* Task brief:
Each line of the material must be repeated precisely, with the pictures left out.

* Dataset content:
┌────────
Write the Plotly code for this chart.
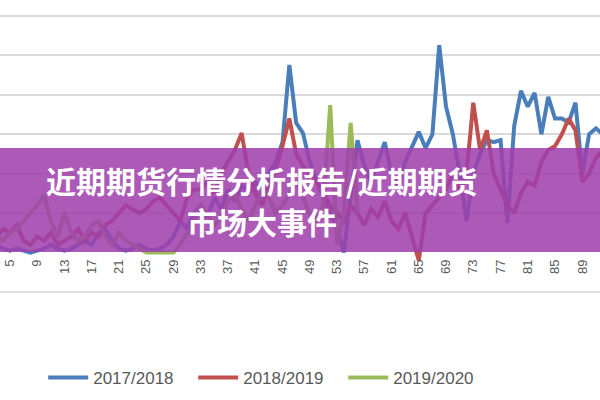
import plotly.graph_objects as go

# week index 3..92
x_vals = list(range(3, 93))

blue_2017 = [
    12, 11, 10.5, 11, 10.5, 10, 10.5, 11, 12, 11,        # 3-12
    10.5, 11, 12, 13, 12, 15, 16, 13, 11, 10.5,          # 13-22
    11, 12, 11, 10.5, 11, 12, 14, 18, 16, 20,            # 23-32
    22, 19, 24, 21, 26, 23, 27, 25, 28, 24,              # 33-42
    30, 33, 38, 57.6, 42.9, 40.3, 33, 28, 24, 20,        # 43-52
    16, 10, 25, 38.5, 32, 28, 33, 38, 30, 27,            # 53-62
    33, 37, 40.6, 36.5, 40, 62.6, 47, 40, 30, 18,        # 63-72
    30, 35, 38.5, 38, 38.5, 17.5, 42, 51, 47, 50.5,      # 73-82
    40, 49.5, 44, 44, 43, 48, 30, 40, 41.5, 40,          # 83-92
]

red_2018 = [
    14, 16, 15, 17, 13, 12, 14, 13, 15, 12,              # 3-12
    13, 14, 16, 13, 15, 14, 17, 18, 20, 22,              # 13-22
    21, 20, 21, 23, 24, 22, 20, 18, 24, 26,              # 23-32
    26, 28, 25, 30, 33, 36, 40.3, 30, 25, 22,            # 33-42
    27, 31, 37, 44, 35, 32, 30, 28, 25, 22,              # 43-52
    20, 18, 22, 20, 17, 21, 19, 23, 18, 16,              # 53-62
    20, 14, 8, 20, 22, 24, 26, 30, 25, 30,               # 63-72
    48, 36, 41, 30, 26, 22, 20, 25, 28, 27,              # 73-82
    33, 36, 37, 40, 44, 41, 28, 30, 34, 36,              # 83-92
]

green_2019 = [
    14, 13, 15, 16, 18, 20, 22, 24.6, 18, 14,            # 3-12
    20, 15, 13, 14, 17, 18, 14, 12, 15, 13,              # 13-22
    12, 11, 10, 10, 10, 10, 10, 12, 15, 18,              # 23-32
    22, 20, 17, 19, 23, 25, 21, 18, 22, 26,              # 33-42
    24, 20, 22, 25, 28, 24, 20, 18, 22, 47.4,            # 43-52
    12, 20, 42.9, 20,                                    # 53-56
]

tick_vals = list(range(5, 93, 4))
grid_vals = [20, 30, 40, 50, 60, 70]

fig = go.Figure()
fig.add_trace(go.Scatter(x=x_vals, y=blue_2017, mode="lines", name="2017/2018",
                         line=dict(color="#4a7ebb", width=4)))
fig.add_trace(go.Scatter(x=x_vals, y=red_2018, mode="lines", name="2018/2019",
                         line=dict(color="#c0504d", width=4)))
fig.add_trace(go.Scatter(x=x_vals[:len(green_2019)], y=green_2019, mode="lines", name="2019/2020",
                         line=dict(color="#9bbb59", width=4)))

plot_top, plot_bottom = 14, 292
H = plot_bottom - plot_top


def py(px):
    return (plot_bottom - px) / H


fig.update_layout(
    width=600, height=400,
    margin=dict(l=0, r=0, t=plot_top, b=400 - plot_bottom),
    paper_bgcolor="white", plot_bgcolor="white",
    showlegend=True,
    legend=dict(orientation="h", x=0.072, xanchor="left", y=py(378), yanchor="middle",
                font=dict(family="Liberation Sans", size=17, color="#595959"),
                entrywidth=95, entrywidthmode="pixels", itemwidth=40),
    xaxis=dict(range=[3.53, 91.6], tickvals=tick_vals, tickangle=-90,
               tickfont=dict(family="Liberation Sans", size=13, color="#595959"),
               showgrid=False, zeroline=False, showline=False, ticks="",
               anchor="free", position=py(256), automargin=False,
               ticklabeloverflow="allow"),
    yaxis=dict(range=[0, 70.5], tickvals=grid_vals, showticklabels=False, showgrid=True,
               gridcolor="#d9d9d9", gridwidth=2, zeroline=False, automargin=False),
    shapes=[
        dict(type="line", xref="paper", yref="paper", x0=0, x1=1, y0=0, y1=0,
             line=dict(color="#d9d9d9", width=1.5)),
        dict(type="rect", xref="paper", yref="paper", x0=0, x1=1, y0=py(252), y1=py(148),
             fillcolor="rgba(160,62,172,0.86)", line=dict(width=0), layer="above"),
    ],
    annotations=[
        dict(text="<b>近期期货行情分析报告/近期期货</b>", xref="paper", yref="paper",
             x=262 / 600, y=py(180), showarrow=False, xanchor="center", yanchor="middle",
             font=dict(family="Noto Sans CJK SC", size=30, color="white")),
        dict(text="<b>市场大事件</b>", xref="paper", yref="paper",
             x=262 / 600, y=py(221), showarrow=False, xanchor="center", yanchor="middle",
             font=dict(family="Noto Sans CJK SC", size=30, color="white")),
    ],
)

fig.write_html("out.html", config={"displayModeBar": False},
               post_script="document.body.style.margin='0';")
└────────
* The result:
Write the Plotly code for this chart.
import plotly.graph_objects as go

# week index 3..92
x_vals = list(range(3, 93))

blue_2017 = [
    12, 11, 10.5, 11, 10.5, 10, 10.5, 11, 12, 11,        # 3-12
    10.5, 11, 12, 13, 12, 15, 16, 13, 11, 10.5,          # 13-22
    11, 12, 11, 10.5, 11, 12, 14, 18, 16, 20,            # 23-32
    22, 19, 24, 21, 26, 23, 27, 25, 28, 24,              # 33-42
    30, 33, 38, 57.6, 42.9, 40.3, 33, 28, 24, 20,        # 43-52
    16, 10, 25, 38.5, 32, 28, 33, 38, 30, 27,            # 53-62
    33, 37, 40.6, 36.5, 40, 62.6, 47, 40, 30, 18,        # 63-72
    30, 35, 38.5, 38, 38.5, 17.5, 42, 51, 47, 50.5,      # 73-82
    40, 49.5, 44, 44, 43, 48, 30, 40, 41.5, 40,          # 83-92
]

red_2018 = [
    14, 16, 15, 17, 13, 12, 14, 13, 15, 12,              # 3-12
    13, 14, 16, 13, 15, 14, 17, 18, 20, 22,              # 13-22
    21, 20, 21, 23, 24, 22, 20, 18, 24, 26,              # 23-32
    26, 28, 25, 30, 33, 36, 40.3, 30, 25, 22,            # 33-42
    27, 31, 37, 44, 35, 32, 30, 28, 25, 22,              # 43-52
    20, 18, 22, 20, 17, 21, 19, 23, 18, 16,              # 53-62
    20, 14, 8, 20, 22, 24, 26, 30, 25, 30,               # 63-72
    48, 36, 41, 30, 26, 22, 20, 25, 28, 27,              # 73-82
    33, 36, 37, 40, 44, 41, 28, 30, 34, 36,              # 83-92
]

green_2019 = [
    14, 13, 15, 16, 18, 20, 22, 24.6, 18, 14,            # 3-12
    20, 15, 13, 14, 17, 18, 14, 12, 15, 13,              # 13-22
    12, 11, 10, 10, 10, 10, 10, 12, 15, 18,              # 23-32
    22, 20, 17, 19, 23, 25, 21, 18, 22, 26,              # 33-42
    24, 20, 22, 25, 28, 24, 20, 18, 22, 47.4,            # 43-52
    12, 20, 42.9, 20,                                    # 53-56
]

tick_vals = list(range(5, 93, 4))
grid_vals = [20, 30, 40, 50, 60, 70]

fig = go.Figure()
fig.add_trace(go.Scatter(x=x_vals, y=blue_2017, mode="lines", name="2017/2018",
                         line=dict(color="#4a7ebb", width=4)))
fig.add_trace(go.Scatter(x=x_vals, y=red_2018, mode="lines", name="2018/2019",
                         line=dict(color="#c0504d", width=4)))
fig.add_trace(go.Scatter(x=x_vals[:len(green_2019)], y=green_2019, mode="lines", name="2019/2020",
                         line=dict(color="#9bbb59", width=4)))

plot_top, plot_bottom = 14, 292
H = plot_bottom - plot_top


def py(px):
    return (plot_bottom - px) / H


fig.update_layout(
    width=600, height=400,
    margin=dict(l=0, r=0, t=plot_top, b=400 - plot_bottom),
    paper_bgcolor="white", plot_bgcolor="white",
    showlegend=True,
    legend=dict(orientation="h", x=0.072, xanchor="left", y=py(378), yanchor="middle",
                font=dict(family="Liberation Sans", size=17, color="#595959"),
                entrywidth=95, entrywidthmode="pixels", itemwidth=40),
    xaxis=dict(range=[3.53, 91.6], tickvals=tick_vals, tickangle=-90,
               tickfont=dict(family="Liberation Sans", size=13, color="#595959"),
               showgrid=False, zeroline=False, showline=False, ticks="",
               anchor="free", position=py(256), automargin=False,
               ticklabeloverflow="allow"),
    yaxis=dict(range=[0, 70.5], tickvals=grid_vals, showticklabels=False, showgrid=True,
               gridcolor="#d9d9d9", gridwidth=2, zeroline=False, automargin=False),
    shapes=[
        dict(type="line", xref="paper", yref="paper", x0=0, x1=1, y0=0, y1=0,
             line=dict(color="#d9d9d9", width=1.5)),
        dict(type="rect", xref="paper", yref="paper", x0=0, x1=1, y0=py(252), y1=py(148),
             fillcolor="rgba(160,62,172,0.86)", line=dict(width=0), layer="above"),
    ],
    annotations=[
        dict(text="<b>近期期货行情分析报告/近期期货</b>", xref="paper", yref="paper",
             x=262 / 600, y=py(180), showarrow=False, xanchor="center", yanchor="middle",
             font=dict(family="Noto Sans CJK SC", size=30, color="white")),
        dict(text="<b>市场大事件</b>", xref="paper", yref="paper",
             x=262 / 600, y=py(221), showarrow=False, xanchor="center", yanchor="middle",
             font=dict(family="Noto Sans CJK SC", size=30, color="white")),
    ],
)

fig.write_html("out.html", config={"displayModeBar": False},
               post_script="document.body.style.margin='0';")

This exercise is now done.